** CHALLENGE **
Your task is to transcribe, without alteration, the lines from the top of the material below through the line bearing "ax.axhspan(limit_level, 7.894, color=brown, lw=0, zorder=0)", inclusive.

** DATA EXTRACT **
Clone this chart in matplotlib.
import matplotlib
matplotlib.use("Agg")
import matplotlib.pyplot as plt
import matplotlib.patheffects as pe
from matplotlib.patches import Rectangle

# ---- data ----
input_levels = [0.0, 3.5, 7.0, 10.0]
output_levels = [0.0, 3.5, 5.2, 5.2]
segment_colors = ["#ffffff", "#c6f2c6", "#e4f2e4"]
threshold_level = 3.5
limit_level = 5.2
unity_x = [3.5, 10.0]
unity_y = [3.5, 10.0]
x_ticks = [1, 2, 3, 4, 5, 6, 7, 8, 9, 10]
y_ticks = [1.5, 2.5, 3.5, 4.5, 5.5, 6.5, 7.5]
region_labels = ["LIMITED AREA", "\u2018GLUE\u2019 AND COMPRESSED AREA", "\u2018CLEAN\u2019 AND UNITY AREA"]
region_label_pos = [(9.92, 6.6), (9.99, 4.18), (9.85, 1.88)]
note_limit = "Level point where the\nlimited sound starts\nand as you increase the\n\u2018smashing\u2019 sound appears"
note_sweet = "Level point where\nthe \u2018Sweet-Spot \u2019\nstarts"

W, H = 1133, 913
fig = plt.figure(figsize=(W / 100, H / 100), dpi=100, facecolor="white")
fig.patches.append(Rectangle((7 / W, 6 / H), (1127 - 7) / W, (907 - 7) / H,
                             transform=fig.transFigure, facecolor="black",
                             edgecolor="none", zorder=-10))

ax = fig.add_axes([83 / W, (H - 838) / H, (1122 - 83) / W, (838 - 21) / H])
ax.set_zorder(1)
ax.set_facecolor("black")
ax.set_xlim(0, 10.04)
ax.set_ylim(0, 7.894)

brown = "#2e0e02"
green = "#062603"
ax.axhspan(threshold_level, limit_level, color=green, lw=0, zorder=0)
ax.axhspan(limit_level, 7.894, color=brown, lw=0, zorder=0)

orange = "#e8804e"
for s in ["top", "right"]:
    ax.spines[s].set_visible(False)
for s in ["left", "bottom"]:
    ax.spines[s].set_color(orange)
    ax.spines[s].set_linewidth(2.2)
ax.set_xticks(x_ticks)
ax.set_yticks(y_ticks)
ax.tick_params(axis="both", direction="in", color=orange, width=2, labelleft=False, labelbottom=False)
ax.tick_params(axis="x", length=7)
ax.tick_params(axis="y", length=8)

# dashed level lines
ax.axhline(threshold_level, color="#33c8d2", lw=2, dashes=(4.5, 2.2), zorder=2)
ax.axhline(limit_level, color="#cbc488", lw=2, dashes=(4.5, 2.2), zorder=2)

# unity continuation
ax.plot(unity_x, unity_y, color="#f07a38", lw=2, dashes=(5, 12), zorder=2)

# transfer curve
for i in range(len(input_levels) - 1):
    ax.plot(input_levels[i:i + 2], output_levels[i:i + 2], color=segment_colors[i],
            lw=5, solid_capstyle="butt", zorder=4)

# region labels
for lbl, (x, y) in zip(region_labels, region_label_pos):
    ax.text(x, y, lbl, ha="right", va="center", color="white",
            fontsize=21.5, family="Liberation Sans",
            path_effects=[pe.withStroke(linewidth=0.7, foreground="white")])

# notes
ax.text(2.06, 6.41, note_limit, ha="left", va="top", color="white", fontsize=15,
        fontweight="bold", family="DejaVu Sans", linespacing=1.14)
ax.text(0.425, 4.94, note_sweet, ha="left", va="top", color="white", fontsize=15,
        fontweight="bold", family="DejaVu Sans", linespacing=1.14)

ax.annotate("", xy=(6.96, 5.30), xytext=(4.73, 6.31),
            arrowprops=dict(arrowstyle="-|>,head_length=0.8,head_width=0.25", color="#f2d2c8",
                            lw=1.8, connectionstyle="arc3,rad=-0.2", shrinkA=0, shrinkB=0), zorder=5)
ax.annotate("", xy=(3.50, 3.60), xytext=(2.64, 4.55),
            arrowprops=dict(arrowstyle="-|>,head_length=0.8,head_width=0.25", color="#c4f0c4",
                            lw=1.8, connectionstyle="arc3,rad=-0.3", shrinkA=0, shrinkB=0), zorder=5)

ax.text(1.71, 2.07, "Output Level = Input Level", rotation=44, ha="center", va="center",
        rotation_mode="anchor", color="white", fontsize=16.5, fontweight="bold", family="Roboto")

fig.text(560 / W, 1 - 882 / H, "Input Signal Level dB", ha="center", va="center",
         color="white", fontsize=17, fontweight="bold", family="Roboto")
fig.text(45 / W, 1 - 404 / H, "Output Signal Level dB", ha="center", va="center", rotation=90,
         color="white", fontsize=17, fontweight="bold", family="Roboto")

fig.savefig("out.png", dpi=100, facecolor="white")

** EXERCISE RESULT **
Clone this chart in matplotlib.
import matplotlib
matplotlib.use("Agg")
import matplotlib.pyplot as plt
import matplotlib.patheffects as pe
from matplotlib.patches import Rectangle

# ---- data ----
input_levels = [0.0, 3.5, 7.0, 10.0]
output_levels = [0.0, 3.5, 5.2, 5.2]
segment_colors = ["#ffffff", "#c6f2c6", "#e4f2e4"]
threshold_level = 3.5
limit_level = 5.2
unity_x = [3.5, 10.0]
unity_y = [3.5, 10.0]
x_ticks = [1, 2, 3, 4, 5, 6, 7, 8, 9, 10]
y_ticks = [1.5, 2.5, 3.5, 4.5, 5.5, 6.5, 7.5]
region_labels = ["LIMITED AREA", "\u2018GLUE\u2019 AND COMPRESSED AREA", "\u2018CLEAN\u2019 AND UNITY AREA"]
region_label_pos = [(9.92, 6.6), (9.99, 4.18), (9.85, 1.88)]
note_limit = "Level point where the\nlimited sound starts\nand as you increase the\n\u2018smashing\u2019 sound appears"
note_sweet = "Level point where\nthe \u2018Sweet-Spot \u2019\nstarts"

W, H = 1133, 913
fig = plt.figure(figsize=(W / 100, H / 100), dpi=100, facecolor="white")
fig.patches.append(Rectangle((7 / W, 6 / H), (1127 - 7) / W, (907 - 7) / H,
                             transform=fig.transFigure, facecolor="black",
                             edgecolor="none", zorder=-10))

ax = fig.add_axes([83 / W, (H - 838) / H, (1122 - 83) / W, (838 - 21) / H])
ax.set_zorder(1)
ax.set_facecolor("black")
ax.set_xlim(0, 10.04)
ax.set_ylim(0, 7.894)

brown = "#2e0e02"
green = "#062603"
ax.axhspan(threshold_level, limit_level, color=green, lw=0, zorder=0)
ax.axhspan(limit_level, 7.894, color=brown, lw=0, zorder=0)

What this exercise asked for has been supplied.